Ada juga diantara ulama
yang memandangnya sebagai jual beli model baru yang menggabungkan antara jual
beli sah, jual beli rusak dan pegadaian. Namun tetap dianggap sebagai jual beli
yang disyariatkan karena kebutuhan.
Yang benar, bahwa jual
beli semacam itu tidak dibenarkan, karena tujuan yang sebenarnya adalah riba,
yakni dengan cara memberikan uang untuk dibayar secara tertunda, sementara
fasilitas penggunaan barang yang digunakan dalam perjanjian dan sejenisnya
adalah keuntungannya.[20][13]
L. Jual Beli Ghoror
Jualbeli ghoror adalah
jual-beli barang yang mengandung kesamaran. Hal itu dilarang dalam Islam sebab
Rosulullah bersabda:
لا تشترو االسمك فى الماء فاءنه غرور
“ janganlah kamu
membeli ikan di dalam air, karena jual beli sepertui itu termasuk gharar(
menipu )” ( HR.Ahmad)
Menurut Ibn Jazi Al-Maliki, gharar yang dilarang ada 10
(sepuluh) macam, yaitu :
1. Tidak dapat diserahkan, seperti menjual
anak hewan yang masih dalam kandungannya.

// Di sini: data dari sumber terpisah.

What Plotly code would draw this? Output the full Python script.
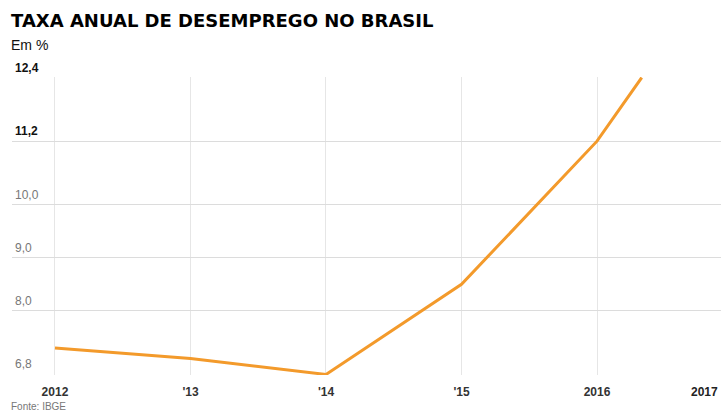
import plotly.graph_objects as go

# Annual unemployment rate, Brazil (IBGE)
years = [2012, 2013, 2014, 2015, 2016, 2016.33]
rate = [7.3, 7.1, 6.8, 8.5, 11.2, 12.4]

x_ticks = [2012, 2013, 2014, 2015, 2016]
x_labels = ["2012", "'13", "'14", "'15", "2016"]

y_ticks = [12.4, 11.2, 10.0, 9.0, 8.0, 6.8]
y_labels = ["<b>12,4</b>", "<b>11,2</b>", "10,0", "9,0", "8,0", "6,8"]
y_colors = ["#111111", "#111111", "#777777", "#777777", "#777777", "#777777"]

fig = go.Figure()
fig.add_trace(go.Scatter(
    x=years, y=rate, mode="lines",
    line=dict(color="#F39A2B", width=3),
    hoverinfo="skip", showlegend=False,
    cliponaxis=False,
))

# y labels sit just above their gridlines, at the left edge of the plot
y_annotations = [
    dict(text=t, xref="paper", yref="y", x=0.0, y=v, xanchor="left", yanchor="bottom",
         xshift=1, yshift=1, showarrow=False, font=dict(size=12, color=c))
    for v, t, c in zip(y_ticks, y_labels, y_colors)
]

fig.update_layout(
    width=721, height=412,
    margin=dict(l=12, r=0, t=77, b=37),
    paper_bgcolor="white", plot_bgcolor="white",
    font=dict(family="Liberation Sans, Arial, sans-serif"),
    xaxis=dict(
        range=[2011.683, 2016.915],
        tickvals=x_ticks, ticktext=x_labels,
        showgrid=True, gridcolor="#e6e6e6", gridwidth=1,
        zeroline=False, showline=False, ticks="",
        tickfont=dict(size=12, color="#333333", weight="bold"),
        ticklabelstandoff=8,
    ),
    yaxis=dict(
        range=[6.79, 12.41],
        tickvals=y_ticks, showticklabels=False,
        showgrid=True, gridcolor="#dcdcdc", gridwidth=1,
        zeroline=False, showline=False, ticks="",
    ),
    annotations=y_annotations + [
        dict(text="<b>TAXA ANUAL DE DESEMPREGO NO BRASIL</b>", xref="paper", yref="paper",
             x=-0.004, y=1.0, yanchor="bottom", xanchor="left", yshift=44,
             showarrow=False, font=dict(size=18, color="#000000", family="DejaVu Sans, sans-serif")),
        dict(text="Em %", xref="paper", yref="paper",
             x=-0.004, y=1.0, yanchor="bottom", xanchor="left", yshift=22,
             showarrow=False, font=dict(size=14, color="#111111")),
        dict(text="<b>2017</b>", xref="paper", yref="paper",
             x=1.0, y=0, xanchor="right", yanchor="top", yshift=-8, xshift=-1,
             showarrow=False, font=dict(size=12, color="#222222")),
        dict(text="Fonte: IBGE", xref="paper", yref="paper",
             x=-0.004, y=0, xanchor="left", yanchor="top", yshift=-24,
             showarrow=False, font=dict(size=10, color="#777777")),
    ],
)

fig.write_html("out.html")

2. Tidak diketahui harga dan barang.
3. Tidak diketahui sifat barang atau
harganya.
4. Tidak diketahui ukuran barang dan
harganya.
5. Tidak diketahui masa yang akan datang,
seperti “saya jual kepadamu jika Zaed datang”.
6. Menghargakan dua kali pada satu barang.
7. Menjual barang yang diharapkan selamat.
8. Jual-beli husha’, misalnya pembeli
memegang tongkat, jika tongkatnya jatuh maka wajib membeli.
9. Jual-beli munabadzanah, yaitu jual-beli
dengan cara lempar-melempari, seperti seseorang melempar bajunya, maka jadilah
jual-beli.
IV.
KESIMPULAN
Jual beli dalam bahasa
arab disebut ba’i yang secara bahasa adalah tukar menukar, sedangkan menurut
istilah adalah tukar menukar atau peralihan kepemilikan dengan cara pergantian
menurut bentuk yang diperbolehkan oleh syara’ atau menukarkan barang dengan
barang atau barang dengan uang, dengan jalan melepaskan hak milik dari
seseorang terhadap orang lainnya atas kerelaan kedua belah pihak. Hukum
melakukan jual beli adalah boleh (جواز) atau (مباح). Jual beli berdasarkan
pertukarannya secara umum dibagi menjadi empat macam :Jual beli salam
(pesanan), Jual beli Muqayyadah (barter), Jual beli Muthlaq, Jual beli alat
penukar dengan alat penukar. Transaksi ekonomi maksudnya adalah perjanjian atau
akad dalam bidang ekonomi. Misalnya pada kegiatan jual beli, sewa menyewa, upah
mengupah, ataupun kerjasama di bidang pertanian dan perdagangan. Jual beli
wafak merupakan Jual beli dengan peryaratan saling mengembalikan hak pihak
lain. Yakni disaat penjual mengembalikan uang si pembeli, si pembeli juga akan
mengembalikan barang si penjual. Disebut sebagai jual beli wafa’ (pelunasan),
karena ada semacam perjanjian dari si pembeli untuk melunasi hak penjual, yakni
mengembalikan barangnya, kalau si penjual mengembalikan uang bayarannya.